If you know which fixes you need, you could enable them piece-meal instead of using 4199. If you want to enable all fixes, use 4199.
Ok, So you want 4199 Globally...
Just Create a SQL Agent Job which runs every morning with the following line to enable the trace flag globally. This ensures if anyone turned them off or etc, that they get turned back on. This job step has pretty simple sql:
DBCC TRACEON (4199, -1);
Where -1 specifies the Global part in DBCC TRACEON. For more info see:
https://msdn.microsoft.com/en-us/library/ms187329.aspx?f=255&MSPPError=-2147217396
"Recompiling" Query Plans
In my most recent attempt I had to enable 4199 globally, and then also remove existing cached query plans:
sp_recompile 'dbo.SomeTable'
https://msdn.microsoft.com/en-us/library/ms181647.aspx?f=255&MSPPError=-2147217396
Where the recompile stored procedure finds any query plans relating to the database object (such as a table) and deletes those query plans, requiring the next attempt to run a similar query to compile them.

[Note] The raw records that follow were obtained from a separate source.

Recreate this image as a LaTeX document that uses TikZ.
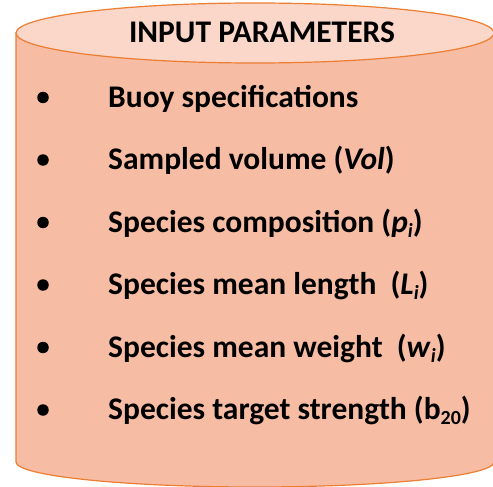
\documentclass[tikz,border=0pt]{standalone}
\usepackage{fontspec}
\setmainfont{Carlito}
\usetikzlibrary{positioning}

\definecolor{cuerpo}{HTML}{F7BCA4}
\definecolor{tapa}{HTML}{FAD7C9}
\definecolor{borde}{HTML}{ED7D31}

% subindice bajo, como en la diapositiva
\newcommand{\subidx}[1]{\raisebox{-5pt}{\fontsize{20}{20}\selectfont #1}}

\begin{document}
\begin{tikzpicture}[x=1pt, y=-1pt,
    every node/.style={font=\fontsize{31.5}{36}\selectfont\bfseries},
    punto/.style={circle, fill=black, inner sep=0pt, minimum size=11.5pt},
    item/.style={anchor=base west, inner sep=0pt}]
    \useasboundingbox (0,0) rectangle (493,487);

    % Cuerpo del cilindro
    \draw[line width=1.2pt, borde, fill=cuerpo] (16,33) -- (16,462)
        arc[start angle=180, end angle=0, x radius=239, y radius=25]
        -- (494,33) -- cycle;

    % Tapa
    \draw[line width=1.2pt, borde, fill=tapa] (255,33) ellipse[x radius=239, y radius=30];
    \node[anchor=base, inner sep=0pt] (titulo) at (262,43) {INPUT PARAMETERS};

    % Vinetas
    \node[punto] (p1) at (43,97.5) {};
    \node[punto] (p2) at (43,160) {};
    \node[punto] (p3) at (43,222.5) {};
    \node[punto] (p4) at (43,285) {};
    \node[punto] (p5) at (43,347.5) {};
    \node[punto] (p6) at (43,410) {};

    % Parametros
    \node[item] (buoy) at (108,107) {Buoy specifications};
    \node[item] (vol) at (108,169.5) {Sampled volume (\textit{Vol})};
    \node[item] (comp) at (108,232) {Species composition (\textit{p}\subidx{\textit{i}})};
    \node[item] (len) at (108,294.5) {Species mean length\ \ (\textit{L}\subidx{\textit{i}})};
    \node[item] (wgt) at (108,357) {Species mean weight\ \ (\textit{w}\subidx{\textit{i}})};
    \node[item] (ts) at (108,419.5) {Species target strength (b\subidx{20})};
\end{tikzpicture}
\end{document}
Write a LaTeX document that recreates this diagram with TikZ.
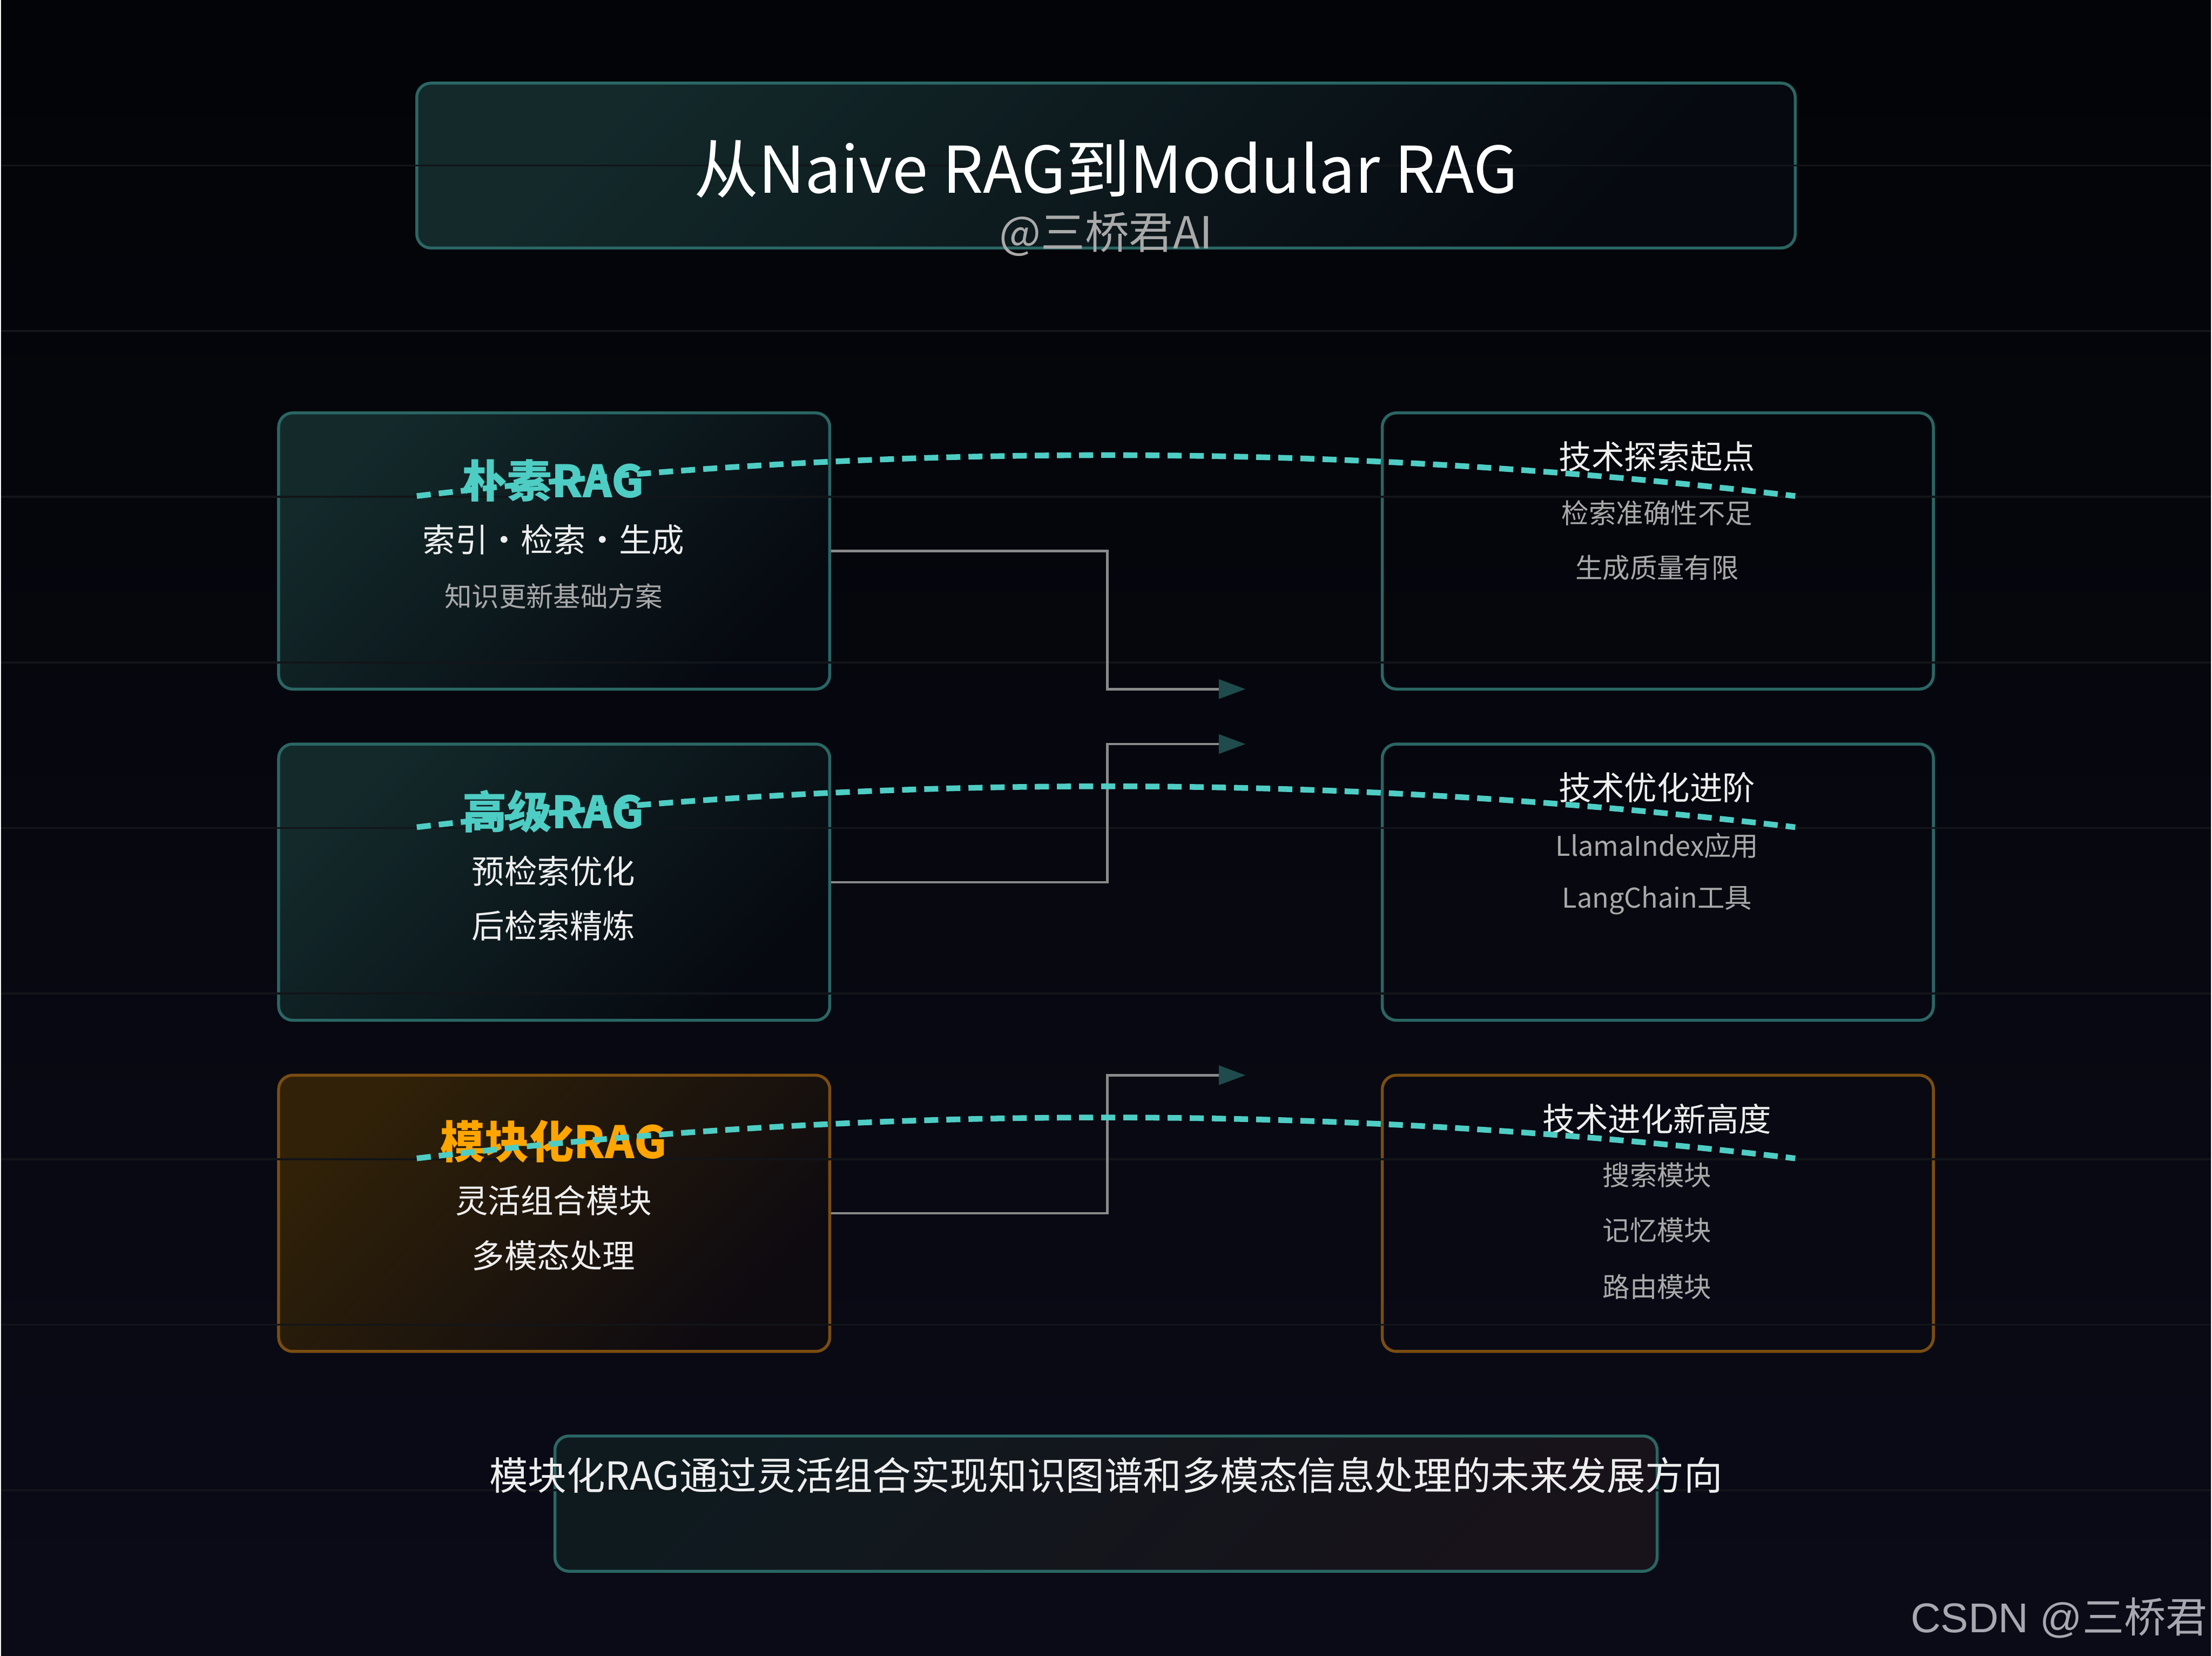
\documentclass[tikz,border=0pt]{standalone}
\usepackage{fontspec}
\setmainfont{Noto Sans CJK SC}
\newfontfamily\wmfont{Liberation Sans}
\usetikzlibrary{positioning,arrows.meta,calc}

\definecolor{bgtop}{HTML}{030407}
\definecolor{bgbot}{HTML}{0A0B17}
\definecolor{gridc}{HTML}{121519}
\definecolor{tealline}{HTML}{2A6664}
\definecolor{amberline}{HTML}{7A4D10}
\definecolor{tealfill}{HTML}{13292A}
\definecolor{darkfill}{HTML}{060910}
\definecolor{amberfill}{HTML}{302108}
\definecolor{amberdark}{HTML}{0D0A10}
\definecolor{flowteal}{HTML}{4ECDC4}
\definecolor{amber}{HTML}{FFA500}
\definecolor{whitetext}{HTML}{EEEEEE}
\definecolor{graytext}{HTML}{A9A9A9}
\definecolor{linkgray}{HTML}{8A8A8A}
\definecolor{arrowfill}{HTML}{1F4B4C}
\definecolor{wmgray}{HTML}{A8A8B0}
\definecolor{noteleft}{HTML}{0F1A1F}
\definecolor{noteright}{HTML}{18121A}

\begin{document}
\begin{tikzpicture}[every node/.style={align=center, inner sep=0pt},
  box/.style={rounded corners=0.1cm, line width=0.6pt, minimum width=3.91cm, minimum height=1.96cm},
  tealbox/.style={box, draw=tealline, top color=tealfill, bottom color=darkfill, shading angle=45},
  amberbox/.style={box, draw=amberline, top color=amberfill, bottom color=amberdark, shading angle=45},
  goalbox/.style={box, draw=tealline},
  goalamber/.style={box, draw=amberline},
  stagename/.style={text=flowteal, font=\fontsize{9}{11}\selectfont\bfseries},
  mainline/.style={text=whitetext, font=\fontsize{6.6}{8}\selectfont},
  subline/.style={text=graytext, font=\fontsize{5.5}{7}\selectfont},
  flow/.style={draw=flowteal, line width=1.15pt, dash pattern=on 0.1cm off 0.057cm},
  link/.style={draw=linkgray, line width=0.5pt, -{Triangle[length=0.19cm, width=0.136cm, color=arrowfill, fill=arrowfill]}}]
  \fill[top color=bgtop, bottom color=bgbot] (0,0) rectangle (15.68,-11.75);
  \node[draw=tealline, line width=0.6pt, rounded corners=0.1cm, minimum width=9.78cm, minimum height=1.17cm,
    top color=tealfill, bottom color=darkfill, shading angle=45] (head) at (7.84,-1.175) {};
  \node[tealbox] (naive) at (3.925,-3.91) {};
  \node[tealbox] (advanced) at (3.925,-6.26) {};
  \node[amberbox] (modular) at (3.925,-8.61) {};
  \node[goalbox] (origin) at (11.755,-3.91) {};
  \node[goalbox] (advance) at (11.755,-6.26) {};
  \node[goalamber] (summit) at (11.755,-8.61) {};
  \node[draw=tealline, line width=0.6pt, rounded corners=0.1cm, minimum width=7.82cm, minimum height=0.96cm,
    top color=noteleft, bottom color=noteright, shading angle=45] (note) at (7.84,-10.67) {};
  \foreach \k in {1,...,9}
    \draw[gridc, line width=0.4pt] (0,-1.175*\k) -- (15.68,-1.175*\k);
  \node[text=white, font=\fontsize{13}{15}\selectfont] (maintitle) at (7.84,-1.20) {从Naive RAG到Modular RAG};
  \node[text=graytext, font=\fontsize{8.9}{10}\selectfont] (byline) at (7.84,-1.66) {@三桥君AI};
  \node[stagename] (naivename) at (3.92,-3.41) {朴素RAG};
  \node[mainline] (naiveops) at (3.92,-3.83) {索引・检索・生成};
  \node[subline] (naivenote) at (3.92,-4.23) {知识更新基础方案};
  \node[stagename] (advname) at (3.92,-5.76) {高级RAG};
  \node[mainline] (advpre) at (3.92,-6.18) {预检索优化};
  \node[mainline] (advpost) at (3.92,-6.57) {后检索精炼};
  \node[stagename, text=amber] (modname) at (3.92,-8.10) {模块化RAG};
  \node[mainline] (modcombo) at (3.92,-8.52) {灵活组合模块};
  \node[mainline] (modmulti) at (3.92,-8.91) {多模态处理};
  \node[mainline] (origintitle) at (11.75,-3.24) {技术探索起点};
  \node[subline] (originone) at (11.75,-3.64) {检索准确性不足};
  \node[subline] (origintwo) at (11.75,-4.03) {生成质量有限};
  \node[mainline] (advancetitle) at (11.75,-5.59) {技术优化进阶};
  \node[subline] (advanceone) at (11.75,-6.00) {LlamaIndex应用};
  \node[subline] (advancetwo) at (11.75,-6.39) {LangChain工具};
  \node[mainline] (summittitle) at (11.75,-7.94) {技术进化新高度};
  \node[subline] (summitone) at (11.75,-8.34) {搜索模块};
  \node[subline] (summittwo) at (11.75,-8.73) {记忆模块};
  \node[subline] (summitthree) at (11.75,-9.13) {路由模块};
  \node[text=whitetext, font=\fontsize{7.8}{9}\selectfont] (notetext) at (7.84,-10.47)
    {模块化RAG通过灵活组合实现知识图谱和多模态信息处理的未来发展方向};
  \node[anchor=east, text=wmgray, font=\fontsize{8.4}{10}\selectfont] (mark) at (15.66,-11.48) {{\wmfont CSDN @}三桥君};
  \coordinate (tipone) at (8.83,-4.89);
  \coordinate (tiptwo) at (8.83,-5.28);
  \coordinate (tipthree) at (8.83,-7.63);
  \draw[link] (naive.east) -- ++(1.96,0) |- (tipone);
  \draw[link] (advanced.east) -- ++(1.96,0) |- (tiptwo);
  \draw[link] (modular.east) -- ++(1.96,0) |- (tipthree);
  \foreach \r/\y in {one/3.52,two/5.87,three/8.22} {
    \coordinate (from\r) at (2.95,-\y);
    \coordinate (to\r) at (12.73,-\y);
    \draw[flow] (from\r) .. controls ($(from\r)+(3.26,0.387)$) and ($(to\r)+(-3.26,0.387)$) .. (to\r);
  }
\end{tikzpicture}
\end{document}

So, in my case 4199 kept the bad query plans from being created, but I also had to remove those that were still cached via sp_recompile. Pick any table from the known query affected and you should be good to try that query again, assuming you have now enabled 4199 globally and cleared the offending cached query plan.
In Conclusion on 4199
As you utilize indexes, a smart query plan optimization becomes important to actually using those indexes intelligently, and assuming that over time some fix to the query optimization process will be released, you're generally in safe water to just run with 4199 globally enabled, as long as you realize that some new fix might not actually play as nicely with a highly optimized database that was such optimized in the prior environment before said fix. But what does 4199 do? It just enables all fixes.